A empregada ouve Phil Collins

“Another Day in Paradise” toca, e eu estou na cozinha. Demorei para reconhecê-la e devo dizer que gastei o mesmo par de tempo para descobrir de onde vinha. Primeiro, porque sua tonalidade é, para mim, médio a agudo (e, para ser honesta, hoje não há muita diferenciação) e só reconheço os graves; ou seja, quando a bateria de toque seco se apresenta, em poucos segundos posso sentir, relembrar e reconhecer (não sei se esses dois últimos obedecem a essa ordem).
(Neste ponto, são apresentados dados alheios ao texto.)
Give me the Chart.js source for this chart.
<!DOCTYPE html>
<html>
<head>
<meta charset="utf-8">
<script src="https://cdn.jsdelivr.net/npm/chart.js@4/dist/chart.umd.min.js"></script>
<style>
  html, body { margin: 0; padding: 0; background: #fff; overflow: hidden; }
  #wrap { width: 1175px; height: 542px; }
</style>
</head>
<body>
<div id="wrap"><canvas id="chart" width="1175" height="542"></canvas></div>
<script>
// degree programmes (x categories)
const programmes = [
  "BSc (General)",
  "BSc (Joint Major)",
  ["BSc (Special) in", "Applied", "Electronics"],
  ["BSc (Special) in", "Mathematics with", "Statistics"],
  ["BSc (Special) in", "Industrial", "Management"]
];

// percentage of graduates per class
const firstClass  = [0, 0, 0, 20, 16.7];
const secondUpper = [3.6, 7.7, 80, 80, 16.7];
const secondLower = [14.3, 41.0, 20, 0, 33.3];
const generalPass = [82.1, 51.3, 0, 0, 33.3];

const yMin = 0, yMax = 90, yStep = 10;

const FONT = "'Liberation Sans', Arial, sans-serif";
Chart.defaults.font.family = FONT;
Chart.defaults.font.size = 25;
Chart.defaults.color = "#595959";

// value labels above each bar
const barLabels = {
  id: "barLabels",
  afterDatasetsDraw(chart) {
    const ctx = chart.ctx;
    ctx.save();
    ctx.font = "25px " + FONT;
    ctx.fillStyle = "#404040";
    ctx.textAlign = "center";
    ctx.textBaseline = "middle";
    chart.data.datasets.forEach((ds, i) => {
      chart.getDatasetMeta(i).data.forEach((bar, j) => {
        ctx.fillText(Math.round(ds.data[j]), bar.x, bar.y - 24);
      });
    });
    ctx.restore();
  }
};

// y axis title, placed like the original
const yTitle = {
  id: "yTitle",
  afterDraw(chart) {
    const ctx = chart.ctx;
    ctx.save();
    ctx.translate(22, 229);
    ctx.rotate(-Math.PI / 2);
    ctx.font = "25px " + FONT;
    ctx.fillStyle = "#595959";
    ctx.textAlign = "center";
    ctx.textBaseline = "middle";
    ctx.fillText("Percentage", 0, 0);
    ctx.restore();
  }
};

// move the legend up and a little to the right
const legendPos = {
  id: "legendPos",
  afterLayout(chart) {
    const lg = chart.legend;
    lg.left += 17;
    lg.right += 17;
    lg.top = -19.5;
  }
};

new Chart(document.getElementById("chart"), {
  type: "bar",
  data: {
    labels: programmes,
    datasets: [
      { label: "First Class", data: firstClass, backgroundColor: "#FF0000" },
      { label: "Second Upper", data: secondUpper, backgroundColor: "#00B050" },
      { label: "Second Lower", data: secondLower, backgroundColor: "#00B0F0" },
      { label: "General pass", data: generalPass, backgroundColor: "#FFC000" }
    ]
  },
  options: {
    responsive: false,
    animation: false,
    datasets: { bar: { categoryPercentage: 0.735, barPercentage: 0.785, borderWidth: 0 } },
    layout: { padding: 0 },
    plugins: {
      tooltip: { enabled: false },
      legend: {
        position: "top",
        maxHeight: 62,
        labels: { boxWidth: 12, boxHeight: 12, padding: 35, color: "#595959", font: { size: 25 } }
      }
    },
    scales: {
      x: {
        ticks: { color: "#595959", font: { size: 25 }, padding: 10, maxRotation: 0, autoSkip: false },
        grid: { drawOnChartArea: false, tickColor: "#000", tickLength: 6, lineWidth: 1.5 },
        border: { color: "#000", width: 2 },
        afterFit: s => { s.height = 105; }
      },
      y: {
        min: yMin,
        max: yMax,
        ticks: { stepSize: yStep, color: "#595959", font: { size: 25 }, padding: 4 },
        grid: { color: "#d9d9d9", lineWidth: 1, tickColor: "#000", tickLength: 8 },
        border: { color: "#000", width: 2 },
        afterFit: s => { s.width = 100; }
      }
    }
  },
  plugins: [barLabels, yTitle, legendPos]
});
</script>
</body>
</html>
E segundo, porque meus vizinhos… Ah, os meus vizinhos só ouvem o pior da música nacional.

Mas adianto que era “Another Day in Paradise” para que você possa me acompanhar e… Sabe, gosto de sua companhia; gosto de dividir minhas impressões sobre o cotidiano. Nada maior, nem pior. Trata-se somente de impressões e da necessidade de dividi-las.

Bom, querido leitor, querida leitora, quando reconheci a música, identifiquei de onde vinha. Era do apartamento abaixo. Se você pensa que era a proprietária que ouvia, ledo engano. Era a faxineira. Estranho que ela sempre vem fazer o serviço na sexta, e tratava-se de uma quinta quente e abafada…
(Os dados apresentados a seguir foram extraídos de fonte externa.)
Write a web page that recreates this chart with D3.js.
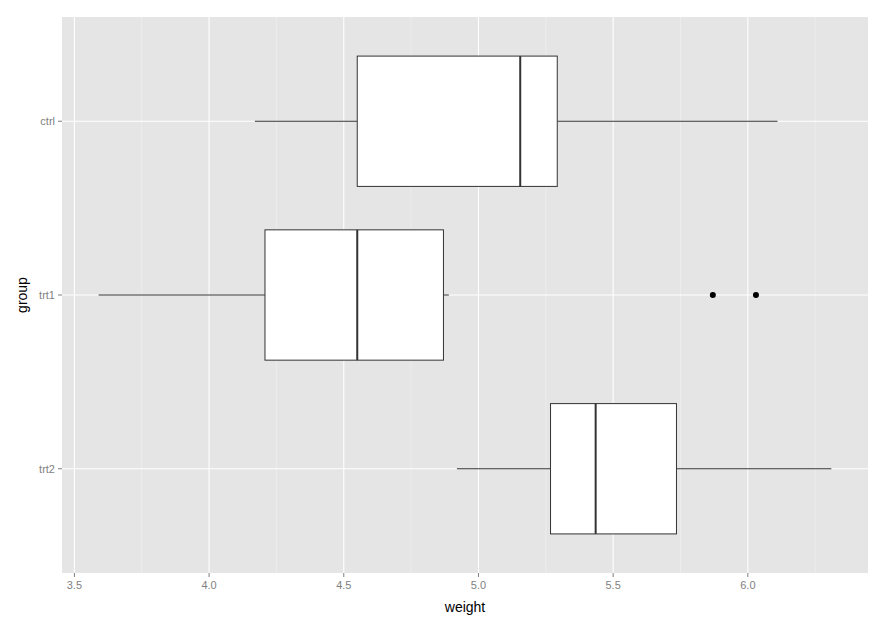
<!DOCTYPE html>
<html><head><meta charset="utf-8">
<script src="https://cdn.jsdelivr.net/npm/d3@7"></script>
<style>body{margin:0;background:#fff}</style></head>
<body><svg id="c" width="889" height="629"></svg>
<script>
const groups = ["ctrl","trt1","trt2"];
const mins = [4.17,3.59,4.92];
const q1s = [4.55,4.2075,5.2675];
const medians = [5.155,4.55,5.435];
const q3s = [5.2925,4.87,5.735];
const maxs = [6.11,4.89,6.31];
const outliers = [[],[5.87,6.03],[]];
const xTicks = [3.5,4.0,4.5,5.0,5.5,6.0];
const xMinor = [3.75,4.25,4.75,5.25,5.75,6.25];

const svg = d3.select("#c");
const L=62,R=868,T=17,B=573;
const x = d3.scaleLinear().domain([3.454,6.446]).range([L,R]);
const y = d3.scalePoint().domain(groups).range([T,B]).padding(0.6);
const bw = y.step()*0.75;

svg.append("rect").attr("x",L).attr("y",T).attr("width",R-L).attr("height",B-T).attr("fill","#e5e5e5");
svg.selectAll(".mn").data(xMinor).enter().append("line")
 .attr("x1",d=>x(d)).attr("x2",d=>x(d)).attr("y1",T).attr("y2",B).attr("stroke","#f2f2f2").attr("stroke-width",0.6);
svg.selectAll(".mj").data(xTicks).enter().append("line")
 .attr("x1",d=>x(d)).attr("x2",d=>x(d)).attr("y1",T).attr("y2",B).attr("stroke","#fff").attr("stroke-width",1.1);
svg.selectAll(".gy").data(groups).enter().append("line")
 .attr("x1",L).attr("x2",R).attr("y1",d=>y(d)).attr("y2",d=>y(d)).attr("stroke","#fff").attr("stroke-width",1.1);

groups.forEach((g,i)=>{
  const cy=y(g);
  const G=svg.append("g");
  G.append("line").attr("x1",x(mins[i])).attr("x2",x(q1s[i])).attr("y1",cy).attr("y2",cy).attr("stroke","#333");
  G.append("line").attr("x1",x(q3s[i])).attr("x2",x(maxs[i])).attr("y1",cy).attr("y2",cy).attr("stroke","#333");
  G.append("rect").attr("x",x(q1s[i])).attr("width",x(q3s[i])-x(q1s[i])).attr("y",cy-bw/2).attr("height",bw)
   .attr("fill","#fff").attr("stroke","#333");
  G.append("line").attr("x1",x(medians[i])).attr("x2",x(medians[i])).attr("y1",cy-bw/2).attr("y2",cy+bw/2).attr("stroke","#333").attr("stroke-width",2);
  outliers[i].forEach(o=>G.append("circle").attr("cx",x(o)).attr("cy",cy).attr("r",3).attr("fill","#000"));
});

svg.selectAll(".xt").data(xTicks).enter().append("line")
 .attr("x1",d=>x(d)).attr("x2",d=>x(d)).attr("y1",B).attr("y2",B+4).attr("stroke","#7f7f7f");
svg.selectAll(".xl").data(xTicks).enter().append("text")
 .attr("x",d=>x(d)).attr("y",B+16).attr("text-anchor","middle").attr("fill","#7f7f7f")
 .attr("font-family","Liberation Sans, Arial").attr("font-size",11).text(d=>d.toFixed(1));
svg.selectAll(".yt").data(groups).enter().append("line")
 .attr("x1",L-4).attr("x2",L).attr("y1",d=>y(d)).attr("y2",d=>y(d)).attr("stroke","#7f7f7f");
svg.selectAll(".yl").data(groups).enter().append("text")
 .attr("x",L-7).attr("y",d=>y(d)+4).attr("text-anchor","end").attr("fill","#7f7f7f")
 .attr("font-family","Liberation Sans, Arial").attr("font-size",11).text(d=>d);
svg.append("text").attr("x",(L+R)/2).attr("y",612).attr("text-anchor","middle")
 .attr("font-family","Liberation Sans, Arial").attr("font-size",14).text("weight");
svg.append("text").attr("transform",`translate(27,${(T+B)/2}) rotate(-90)`).attr("text-anchor","middle")
 .attr("font-family","Liberation Sans, Arial").attr("font-size",14).text("group");
</script></body></html>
Mas a faxineira, mulher miúda, magra e rápida, uma verdadeira mulher-rato, trabalha com o som ligado. Teve uma sexta-feira qualquer em que ela ouvia pop rock internacional dos anos 1980 e em outra a boa MPB (com direito àquelas músicas de abertura de novelas).

Quanto tempo você gastou para ler esses dois parágrafos? Não precisa contar, mas saiba que foi o tempo que gastei pensando: “de quem é essa música mesmo?” Quanto mais tentava, menos o nome se apresentava; nem sequer uma letra. Não permitia associação, não oferecia sinais. Em vão.

Genesis. Isso. Esse é o nome da banda que ele integrou. Ele… Genesis… Qual é o nome mesmo? Tanto tempo que não ouvia mais essa música… Ela é tão bonita; tem algo de especial que me transporta sabe lá para onde… Essa faxineira tem um gosto… Tenho que confessar que gosto quando ela vem fazer a faxina. Não canta, não faz barulho; apenas põe a playlist para tocar… Toda sexta, mas hoje é quinta. Por que será que virou faxineira? Será que não soube acertar suas escolhas, postergou oportunidades ou foi sabotada? Será que ela fala e escreve bem em português? É uma mulher miúda, mulher-rato. Collins. Isso. Lembrei. Phil Collins.

Eu tive uma colega e ao mesmo tempo vizinha que era fã de Phil Collins. Como era mesmo o nome dela? Era mais velha do que eu e tinha mais irmãos: duas meninas (uma da minha idade) e dois meninos. Eram gentis comigo. Acho que conheci Phil Collins com ela. Era tão segura, madura e centrada. Será que toda mulher que ouve Phil Collins é assim? Será que a faxineira é assim? Só a vejo da janela quando chega de Uber no prédio. Mas ela logo entra. Rápida. Mulher-rato. Mulher que ouve Pepeu Gomes e Dire Straits. Mulher rara.

Hoje, na faxina de quinta, ela só quer saber de Phil Collins e ouve todos os seus grandes sucessos em volume agradável. Que mulher exemplar! Se pudesse contratá-la para disfarçadamente observá-la, investigá-la e criar minhas próprias teses com hipóteses respeitáveis! Um estudo do caso da mulher-rato que ouve Phil Collins numa quinta-feira.

“Another Day in Paradise” toca agora somente na minha memória. Aquele “solinho”, o motivo da composição é belo; traz uma coisa boa, de aquecer o coração e despertar do tédio. É tanta coisa que vem e nenhuma fica. Volto a 1989 quando foi lançada; volto a 1995 na mesma intensidade de 2001 como qualquer outra data. São sensações, visagens, miragens… E com calor faz mais calor.

“Another Day in Paradise” pede outras canções como “Every Breath You Take”, do The Police: músicas que falam e chegam aos corações; que embalaram casais e curiosamente não são românticas. Mas isso é assunto para outro dia. Quem sabe outro domingo.